- **Problem details**:
Keep to the lines from the line containing "What seaborn and" through the line containing "right_ticks = list(range(0, 201, 20))": copy them exactly and leave every picture out.

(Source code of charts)
━━━━━━━━

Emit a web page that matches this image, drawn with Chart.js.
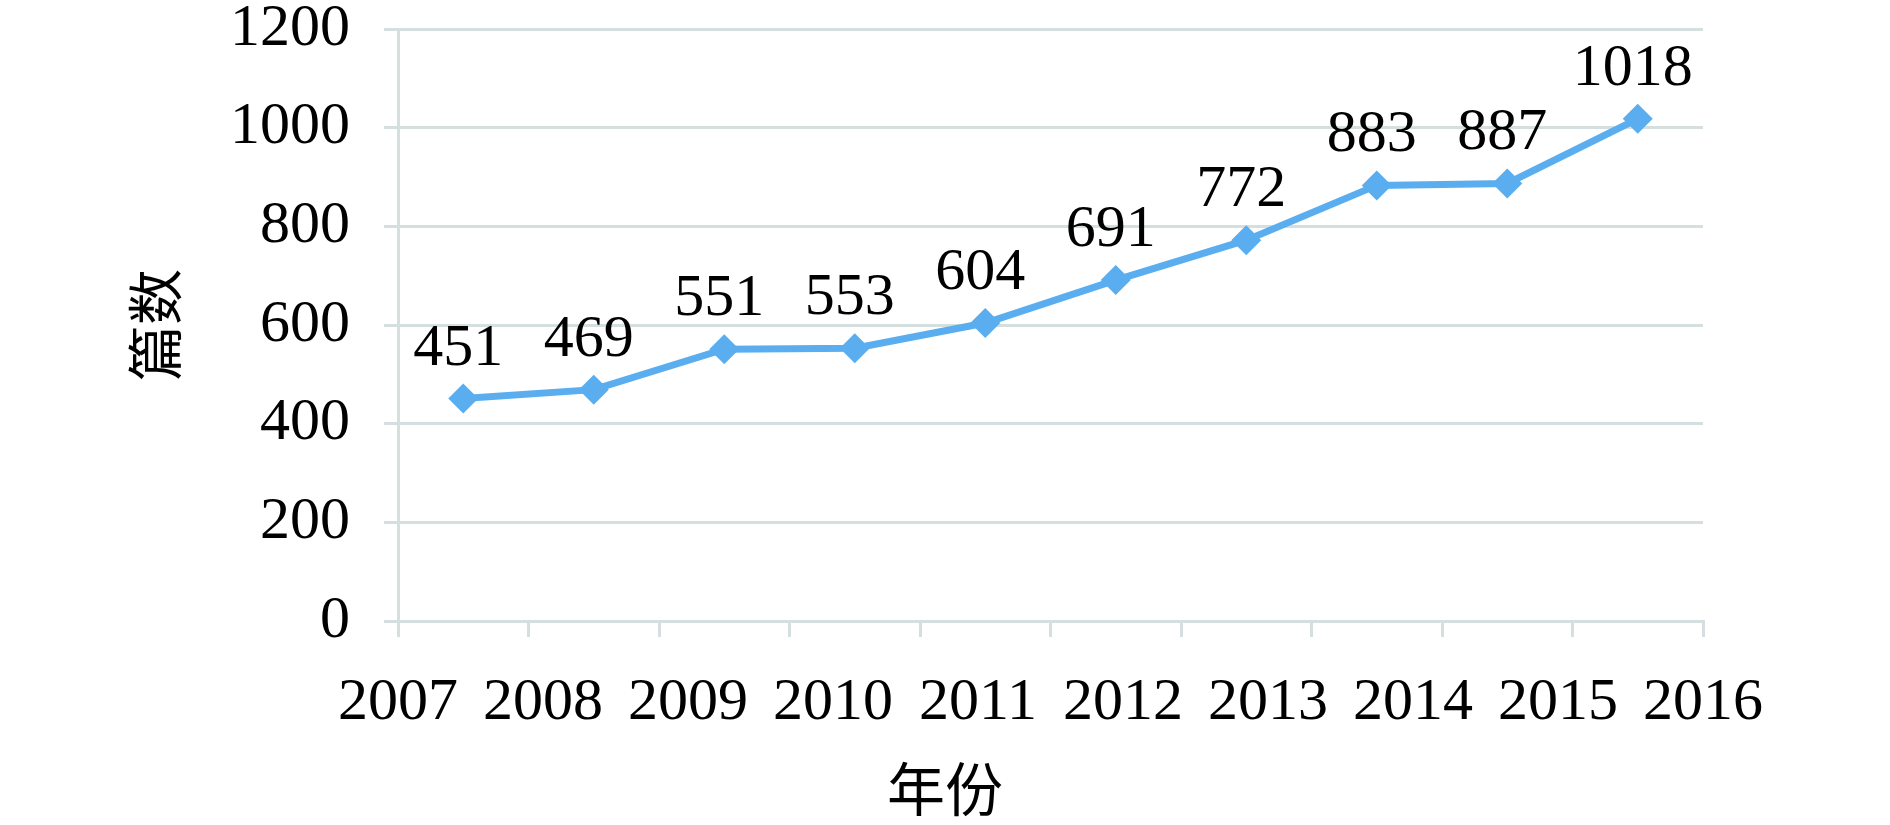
<!DOCTYPE html>
<html>
<head>
<meta charset="utf-8">
<script src="https://cdn.jsdelivr.net/npm/chart.js@4/dist/chart.umd.min.js"></script>
<style>
  html, body { margin: 0; padding: 0; background: #fff; }
  #wrap { width: 1890px; height: 825px; }
</style>
</head>
<body>
<div id="wrap"><canvas id="myChart" width="1890" height="825"></canvas></div>
<script>
// data
const years = ["2007", "2008", "2009", "2010", "2011", "2012", "2013", "2014", "2015", "2016"];
const counts = [451, 469, 551, 553, 604, 691, 772, 883, 887, 1018];
const yTicks = [0, 200, 400, 600, 800, 1000, 1200];
const xTitle = "年份";
const yTitle = "篇数";

const gridGray = "#d6dfdf";
const lineBlue = "#5aaef0";
const serif = "'Liberation Serif', 'Times New Roman', serif";
const cjk = "'Noto Sans CJK SC', sans-serif";

// values above each point + x title centred on the page
const pointLabels = {
  id: "pointLabels",
  afterDatasetsDraw(chart) {
    const ctx = chart.ctx;
    const meta = chart.getDatasetMeta(0);
    ctx.save();
    ctx.font = "60px " + serif;
    ctx.fillStyle = "#000";
    ctx.textAlign = "center";
    ctx.textBaseline = "alphabetic";
    meta.data.forEach((pt, i) => {
      ctx.fillText(String(counts[i]), pt.x - 5, pt.y - 34);
    });
    ctx.font = "58px " + cjk;
    ctx.textBaseline = "middle";
    ctx.fillText(xTitle, chart.width / 2, 789);
    ctx.restore();
  }
};

const config = {
  type: "line",
  data: {
    labels: years,
    datasets: [{
      label: yTitle,
      data: counts,
      borderColor: lineBlue,
      backgroundColor: lineBlue,
      borderWidth: 7,
      pointStyle: "rectRot",
      pointRadius: 15,
      pointHoverRadius: 15,
      pointBorderWidth: 0,
      tension: 0,
      xAxisID: "x",
      yAxisID: "y"
    }]
  },
  options: {
    responsive: false,
    animation: false,
    devicePixelRatio: 1,
    layout: { padding: { left: 0, right: 187, top: 29, bottom: 76 } },
    plugins: {
      legend: { display: false },
      tooltip: { enabled: false }
    },
    scales: {
      x: {
        type: "category",
        position: "bottom",
        offset: true,
        grid: {
          offset: true,
          drawOnChartArea: false,
          drawTicks: true,
          tickLength: 16,
          color: gridGray,
          lineWidth: 3
        },
        border: { display: true, color: gridGray, width: 3 },
        ticks: { display: false },
        afterFit(scale) { scale.height = 16; }
      },
      x2: {
        type: "category",
        position: "bottom",
        labels: years,
        offset: false,
        grid: { display: false, drawTicks: false },
        border: { display: false },
        ticks: {
          color: "#000",
          font: { family: serif, size: 60 },
          padding: 30,
          maxRotation: 0,
          autoSkip: false
        },
        afterFit(scale) { scale.height = 112; }
      },
      y: {
        min: 0,
        max: 1200,
        afterBuildTicks(scale) { scale.ticks = yTicks.map(v => ({ value: v })); },
        grid: {
          color: gridGray,
          lineWidth: 3,
          tickLength: 14
        },
        border: { display: true, color: gridGray, width: 3 },
        ticks: {
          color: "#000",
          font: { family: serif, size: 60 },
          padding: 34,
          callback: v => String(v)
        },
        title: {
          display: true,
          text: yTitle,
          color: "#000",
          font: { family: cjk, size: 56, weight: "normal" },
          padding: { top: 121, bottom: 0 }
        },
        afterFit(scale) {
          scale.width = 398;
          scale.paddingTop = 0;
          scale.paddingBottom = 0;
        }
      }
    }
  },
  plugins: [pointLabels]
};

const myChart = new Chart(document.getElementById("myChart"), config);
</script>
</body>
</html>
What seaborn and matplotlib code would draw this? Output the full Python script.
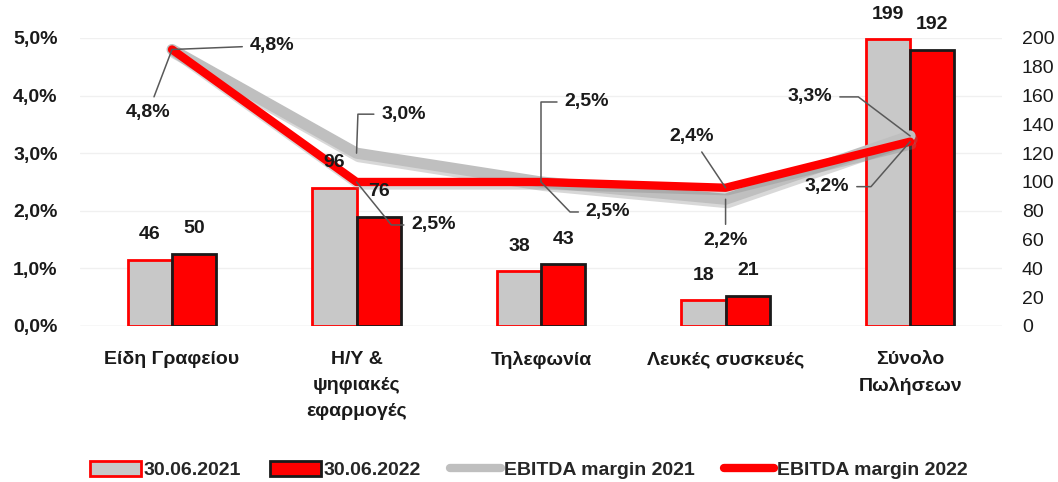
import numpy as np
import pandas as pd
import matplotlib
matplotlib.use("Agg")
import matplotlib.pyplot as plt
import matplotlib.patheffects as pe
from matplotlib.patches import Patch
from matplotlib.lines import Line2D
import seaborn as sns

# ---------------- data ----------------
categories = ["Είδη Γραφείου", "Η/Υ &\nψηφιακές\nεφαρμογές", "Τηλεφωνία",
              "Λευκές συσκευές", "Σύνολο\nΠωλήσεων"]
series_labels = ["30.06.2021", "30.06.2022"]
sales_2021 = [46, 96, 38, 18, 199]
sales_2022 = [50, 76, 43, 21, 192]
line_labels = ["EBITDA margin 2021", "EBITDA margin 2022"]
margin_2021 = [4.8, 3.0, 2.5, 2.2, 3.3]
margin_2022 = [4.8, 2.5, 2.5, 2.4, 3.2]
left_ticks = [0, 1, 2, 3, 4, 5]
right_ticks = list(range(0, 201, 20))

# label placement (pixel offsets) and leader-line angles (None = straight)
off_2021 = [(-24, -63), (47, 39), (46, 80), (0, -41), (-100, 39)]
off_2022 = [(100, 4), (77, -43), (67, -30), (-34, 51), (-83, -45)]
ang_2021 = [None, 88, 90, None, -37]
ang_2022 = [None, -51, -46, None, 49]

sns.set_theme(style="white")
plt.rcParams["font.family"] = ["Liberation Sans", "DejaVu Sans"]

FS = 14
fig = plt.figure(figsize=(10.58, 4.82), dpi=100)
ax = fig.add_axes([0.0754, 0.3237, 0.872, 0.5975])
ax2 = ax.twinx()

df = pd.DataFrame({
    "cat": categories * 2,
    "series": [series_labels[0]] * len(categories) + [series_labels[1]] * len(categories),
    "value": sales_2021 + sales_2022,
})
sns.barplot(data=df, x="cat", y="value", hue="series",
            palette=["#c8c8c8", "#ff0000"], width=0.48, saturation=1,
            legend=False, ax=ax, zorder=2)
edge_cols = ["#ff0000", "#1a1a1a"]
for cont, ec in zip(ax.containers, edge_cols):
    for b in cont:
        b.set_edgecolor(ec)
        b.set_linewidth(2)

ax.set_ylim(0, right_ticks[-1])
ax.set_xlim(-0.5, len(categories) - 0.5)
ax.set_yticks(right_ticks)
ax.set_yticklabels([str(t) for t in right_ticks], fontsize=FS, color="#1a1a1a")
ax.tick_params(axis="y", length=0, pad=14)
ax.tick_params(axis="x", length=0, pad=18)
ax.set_xticks(range(len(categories)))
ax.set_xticklabels(categories, fontsize=FS, fontweight="bold", color="#1a1a1a",
                   linespacing=1.68, va="top")
ax.set_xlabel("")
ax.set_ylabel("")
for s in ax.spines.values():
    s.set_visible(False)
scale = right_ticks[-1] / left_ticks[-1]
for t in left_ticks:
    ax.axhline(t * scale, color="#f0f0f0" if t else "#d9d9d9", lw=1, zorder=0)

# ---------------- lines ----------------
xpos = np.arange(len(categories))
sns.lineplot(x=xpos, y=margin_2021, color="#bfbfbf", lw=8, ax=ax2,
             path_effects=[pe.SimpleLineShadow(offset=(1.5, -2.5), shadow_color="#7f7f7f", alpha=0.3),
                           pe.Normal()])
sns.lineplot(x=xpos, y=margin_2022, color="#ff0000", lw=6, ax=ax2,
             path_effects=[pe.SimpleLineShadow(offset=(1.5, -2.5), shadow_color="#7f7f7f", alpha=0.3),
                           pe.Normal()])
ax2.set_ylim(0, left_ticks[-1])
ax2.yaxis.tick_left()
ax2.set_yticks(left_ticks)
ax2.set_yticklabels([f"{t:.1f}".replace(".", ",") + "%" for t in left_ticks],
                    fontsize=FS, fontweight="bold", color="#1a1a1a")
ax2.tick_params(axis="y", length=0, pad=16)
ax2.set_ylabel("")
for s in ax2.spines.values():
    s.set_visible(False)
ax.yaxis.tick_right()

# bar value labels (drawn on the top axes so they sit above the lines)
for cont, vals in zip(ax.containers, [sales_2021, sales_2022]):
    for b, v in zip(cont, vals):
        ax2.annotate(str(v), xy=(b.get_x() + b.get_width() / 2, b.get_height()),
                     xycoords=ax.transData, xytext=(0, 25), textcoords="offset pixels",
                     ha="center", va="center", fontsize=FS, fontweight="bold",
                     color="#1a1a1a")

def fmt(v):
    return f"{v:.1f}".replace(".", ",") + "%"

for vals, offs, angs in [(margin_2021, off_2021, ang_2021), (margin_2022, off_2022, ang_2022)]:
    for i, (v, o, a) in enumerate(zip(vals, offs, angs)):
        cs = "arc3" if a is None else f"angle,angleA=0,angleB={a},rad=0"
        ax2.annotate(fmt(v), xy=(i, v), xytext=o, textcoords="offset pixels",
                     ha="center", va="center", fontsize=FS, fontweight="bold",
                     color="#1a1a1a",
                     arrowprops=dict(arrowstyle="-", color="#595959", lw=1.1,
                                     shrinkA=3, shrinkB=0, connectionstyle=cs))

# ---------------- legend ----------------
handles = [Patch(facecolor="#c8c8c8", edgecolor="#ff0000", lw=2),
           Patch(facecolor="#ff0000", edgecolor="#1a1a1a", lw=2),
           Line2D([], [], color="#bfbfbf", lw=6),
           Line2D([], [], color="#ff0000", lw=6)]
fig.legend(handles, series_labels + line_labels, loc="lower center",
           bbox_to_anchor=(0.5, -0.03), ncol=4, frameon=False,
           prop={"weight": "bold", "size": FS}, handlelength=2.6, handleheight=0.8,
           handletextpad=0.15, columnspacing=1.5)

fig.savefig("out.png", dpi=100)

━━━━━━━━

- **Task solution**:
What seaborn and matplotlib code would draw this? Output the full Python script.
import numpy as np
import pandas as pd
import matplotlib
matplotlib.use("Agg")
import matplotlib.pyplot as plt
import matplotlib.patheffects as pe
from matplotlib.patches import Patch
from matplotlib.lines import Line2D
import seaborn as sns

# ---------------- data ----------------
categories = ["Είδη Γραφείου", "Η/Υ &\nψηφιακές\nεφαρμογές", "Τηλεφωνία",
              "Λευκές συσκευές", "Σύνολο\nΠωλήσεων"]
series_labels = ["30.06.2021", "30.06.2022"]
sales_2021 = [46, 96, 38, 18, 199]
sales_2022 = [50, 76, 43, 21, 192]
line_labels = ["EBITDA margin 2021", "EBITDA margin 2022"]
margin_2021 = [4.8, 3.0, 2.5, 2.2, 3.3]
margin_2022 = [4.8, 2.5, 2.5, 2.4, 3.2]
left_ticks = [0, 1, 2, 3, 4, 5]
right_ticks = list(range(0, 201, 20))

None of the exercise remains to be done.